Leaving the pictures out, print the lines from the first line of the listing through the line containing "(0,0) rectangle (1069,488);", exactly as they read, and no others.
++++
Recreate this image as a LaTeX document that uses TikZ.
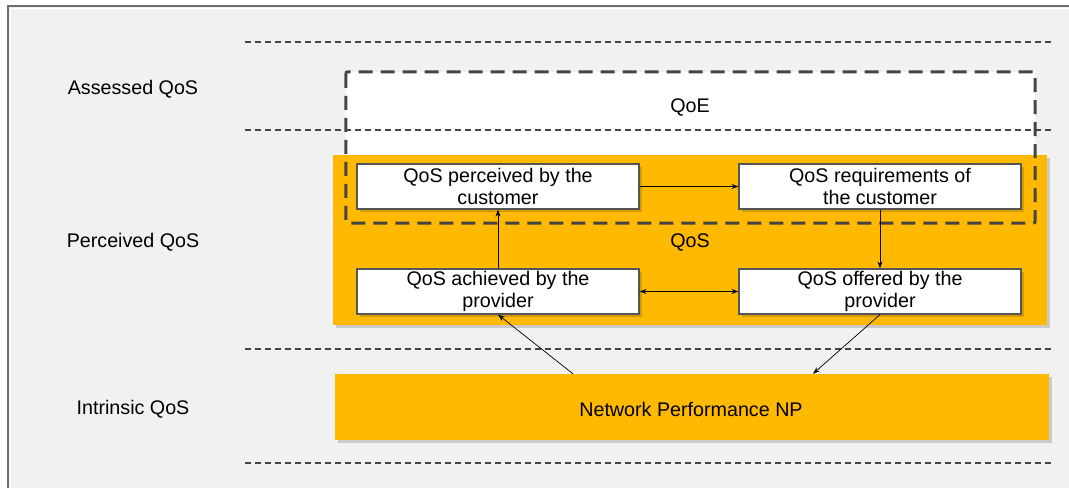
\documentclass[tikz,border=0pt]{standalone}
\usepackage{fontspec}
\setmainfont{Liberation Sans}
\usetikzlibrary{arrows.meta,shadows}

\definecolor{qosorange}{RGB}{255,185,0}
\definecolor{bggray}{RGB}{241,241,241}
\definecolor{edgegray}{RGB}{85,85,85}
\definecolor{dashgray}{RGB}{68,68,68}
\definecolor{framegray}{RGB}{110,110,110}

\begin{document}
\begin{tikzpicture}[x=1pt,y=-1pt,
  font=\fontsize{19.7}{22}\selectfont,
  softshadow/.style={drop shadow={shadow xshift=2.5pt,shadow yshift=-2.5pt,fill=black,opacity=0.16}},
  panel/.style={rectangle, fill=qosorange, inner sep=0pt, softshadow},
  qosbox/.style={rectangle, draw=edgegray, line width=1.2pt, fill=white,
    minimum width=282pt, minimum height=45pt, inner sep=0pt, align=center, softshadow},
  layerline/.style={dashgray, line width=1.4pt, dash pattern=on 6pt off 4pt},
  qoedash/.style={dashgray, line width=3pt, dash pattern=on 14pt off 8pt, rounded corners=2pt},
  arr/.style={-{Stealth[length=7pt,width=5pt]}, line width=0.7pt},
  dblarr/.style={{Stealth[length=7pt,width=5pt]}-{Stealth[length=7pt,width=5pt]}, line width=0.7pt}
]
\useasboundingbox (0,0) rectangle (1069,488);

% slide background and frame
\fill[bggray] (8,6) rectangle (1069,488);
\draw[white, line width=1pt] (10,488) -- (10,8.5) -- (1069,8.5);
\draw[framegray, line width=1.4pt] (8,488) -- (8,6) -- (1069,6);

% white area of the QoE domain
\node[rectangle, fill=white, inner sep=0pt, minimum width=689pt, minimum height=151pt] (qoe) at (690.5,147.5) {};

% horizontal layer separators
\foreach \yy in {42,130,349,463}
  \draw[layerline] (245,\yy) -- (1053,\yy);

% layer names
\node (assessed) at (133,89.5) {Assessed QoS};
\node (perceived) at (133,242.5) {Perceived QoS};
\node (intrinsic) at (133,409.5) {Intrinsic QoS};

% QoS panel and network performance bar
\node[panel, minimum width=714pt, minimum height=170pt] (qos) at (690,240) {};
\node[panel, minimum width=714pt, minimum height=66pt] (np) at (692,407) {};
\node (nplabel) at (691,409) {Network Performance NP};

% QoE domain outline
\draw[qoedash] (qoe.north west) rectangle (qoe.south east);
\node (qoelabel) at (690,107) {QoE};
\node (qoslabel) at (690,242) {QoS};

% QoS viewpoints
\node[qosbox] (perc) at (498,186.5) {QoS perceived by the\\customer};
\node[qosbox] (req) at (880,186.5) {QoS requirements of\\the customer};
\node[qosbox] (ach) at (498,291.5) {QoS achieved by the\\provider};
\node[qosbox] (off) at (880,291.5) {QoS offered by the\\provider};

% relations
\draw[arr] (perc) -- (req);
\draw[arr] (req) -- (off);
\draw[arr] (ach) -- (perc);
\draw[dblarr] (ach) -- (off);
\draw[arr] ([xshift=-119pt]np.north) -- (ach.south);
\draw[arr] (off.south) -- ([xshift=121pt]np.north);
\end{tikzpicture}
\end{document}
++++
**Task output:**
Recreate this image as a LaTeX document that uses TikZ.
\documentclass[tikz,border=0pt]{standalone}
\usepackage{fontspec}
\setmainfont{Liberation Sans}
\usetikzlibrary{arrows.meta,shadows}

\definecolor{qosorange}{RGB}{255,185,0}
\definecolor{bggray}{RGB}{241,241,241}
\definecolor{edgegray}{RGB}{85,85,85}
\definecolor{dashgray}{RGB}{68,68,68}
\definecolor{framegray}{RGB}{110,110,110}

\begin{document}
\begin{tikzpicture}[x=1pt,y=-1pt,
  font=\fontsize{19.7}{22}\selectfont,
  softshadow/.style={drop shadow={shadow xshift=2.5pt,shadow yshift=-2.5pt,fill=black,opacity=0.16}},
  panel/.style={rectangle, fill=qosorange, inner sep=0pt, softshadow},
  qosbox/.style={rectangle, draw=edgegray, line width=1.2pt, fill=white,
    minimum width=282pt, minimum height=45pt, inner sep=0pt, align=center, softshadow},
  layerline/.style={dashgray, line width=1.4pt, dash pattern=on 6pt off 4pt},
  qoedash/.style={dashgray, line width=3pt, dash pattern=on 14pt off 8pt, rounded corners=2pt},
  arr/.style={-{Stealth[length=7pt,width=5pt]}, line width=0.7pt},
  dblarr/.style={{Stealth[length=7pt,width=5pt]}-{Stealth[length=7pt,width=5pt]}, line width=0.7pt}
]
\useasboundingbox (0,0) rectangle (1069,488);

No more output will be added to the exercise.